(sports.yahoo.com 7-1-24)
The U.S. men’s national team crashed out of the 2024 Copa América here on Monday after losing a full-blooded fight.
It squared up to Uruguay, Group C’s most powerful puncher. For an hour, it neutralized one of the Copa’s most impressive contenders thus far. It endured bruising physical duels. In moments, it looked capable of winning.
What it needed, though, was to score.
Over 90 tense and frantic minutes here at Arrowhead Stadium, it never did.
Instead, it conceded a controversial second-half goal to Uruguay’s Mathías Olivera — which appeared to be offside, but was confirmed by a video review - and lost 1-0.
Panama, playing simultaneously, beat Bolivia 3-1, leaving the Americans in a distant third place and eliminated.
At the final whistle, some players sunk to the ground; others keeled over at the waist; others just stood there, defeated and dumbfounded.
In the end, though, it was their previous match that cost them. They arrived in Kansas City wounded and reeling, beaten by Panama and pushed to the brink in Group C. A week ago, it appeared so simple; suddenly, failure lurked in the bowels of Arrowhead, ready to pounce if the U.S. couldn’t beat Uruguay, a flyweight giant of the sport.
“We have to go and play the best game of our lives,” Christian Pulisic said Thursday.

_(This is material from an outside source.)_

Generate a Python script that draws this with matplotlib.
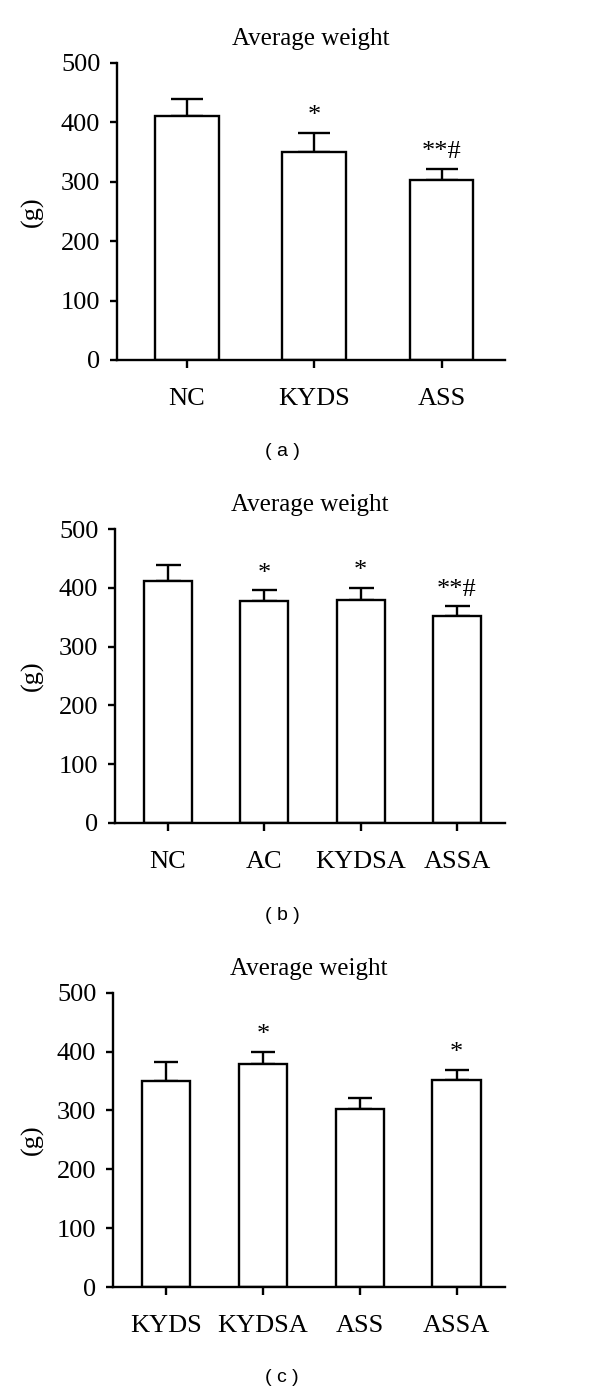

On the eve of the Uruguay showdown, he amended that statement; it was hyperbolic; “maybe I was a bit emotional,” he said. But the size of the task and the stakes were clear. “We have to play a really strong game,” Pulisic said.
Thirty hours later, they tried.
In some respects, they did.
But Uruguay was stronger. Uruguay is stronger. Uruguay was the team that grew into Monday’s game in the second half and forced the U.S. to fade. Uruguay was the team less perturbed by the physicality.
The first half was forceful and occasionally unhinged. Crunching tackles floored several players. Two — Uruguay’s Maxi Araujo and U.S. striker Folarin Balogun — exited with injuries after scary collisions.
It was also littered with sketchy refereeing. On one occasion, official Kevin Ortega whistled for a foul on U.S. defender Chris Richards, and whipped out a yellow card — then tucked it away to allow Uruguay to play advantage. The resulting chance nearly yielded an opening goal, but Tim Ream scrambled back to clear.
The U.S., in general, matched Uruguay’s intensity — which was no easy feat. The Americans were better for the opening 30 minutes, a minor victory on its own given the strength of Marcelo Bielsa’s Uruguayan team.
But, as has been the case far too often under head coach Gregg Berhalter, they couldn’t find a goal. They created just 0.3 Expected Goals to Uruguay's 1.3.
"I mean, we had a good start and brought a lot of energy," Pulisic said postgame, "but at the end of the day, just not enough quality. I felt like we gave it everything, but we just couldn't find the solutions to score."
Once Panama scored in the 22nd minute against Bolivia in Group C’s other match, the U.S. had to conjure some quality; it had to create something.
For a few brief second-half minutes, Bolivia gave the USMNT life. The Bolivians equalized against Panama. Had both games ended in a draw, the U.S. would have snuck through to the knockout rounds on goal differential.
But less than a minute after Bolivia's goal was confirmed by a video review, the U.S. conceded on a set piece.
Panama later scored a second to go back ahead, and then a third.
Uruguay maintained control, saw out its 1-0 win, and sent U.S. players trudging toward their locker room to confront failure, toward Copa América exits.
They trudged, crestfallen, shattered, despondent, earlier than anyone expected. Many had been asked in the preceding weeks about expectations and benchmarks for the Copa; external assumptions were that a quarterfinal berth would be acceptable and a semifinal successful, but some players went further: Why not try to win it?
Few seemed to even consider a group-stage flop. It was so far beneath the USMNT’s apparently inflated sense of self. And it would so clearly constitute colossal disappointment.
But it happened, and now all eyes will turn to what happens next. They’ll turn to U.S. Soccer sporting director Matt Crocker, and to Berhalter. A majority of fans and pundits now seem to agree that he should be fired. Will he be? If so, who will replace him? And if not, how will he and the USMNT respond?
A mostly-under-23 team will head to the Paris Olympics later this month. But for the full USMNT, the next 18 months will be relatively barren. There will be monotonous, low-profile friendlies. There will be tiresome regional competitions.
This Copa América fracaso will hang over all of them, because this was the tournament that was supposed to elevate the program; this was its stepping stone toward the 2026 World Cup in North America. Instead, the U.S. will enter 2026 with approximately zero evidence that it can hang with the elite of international soccer and contend.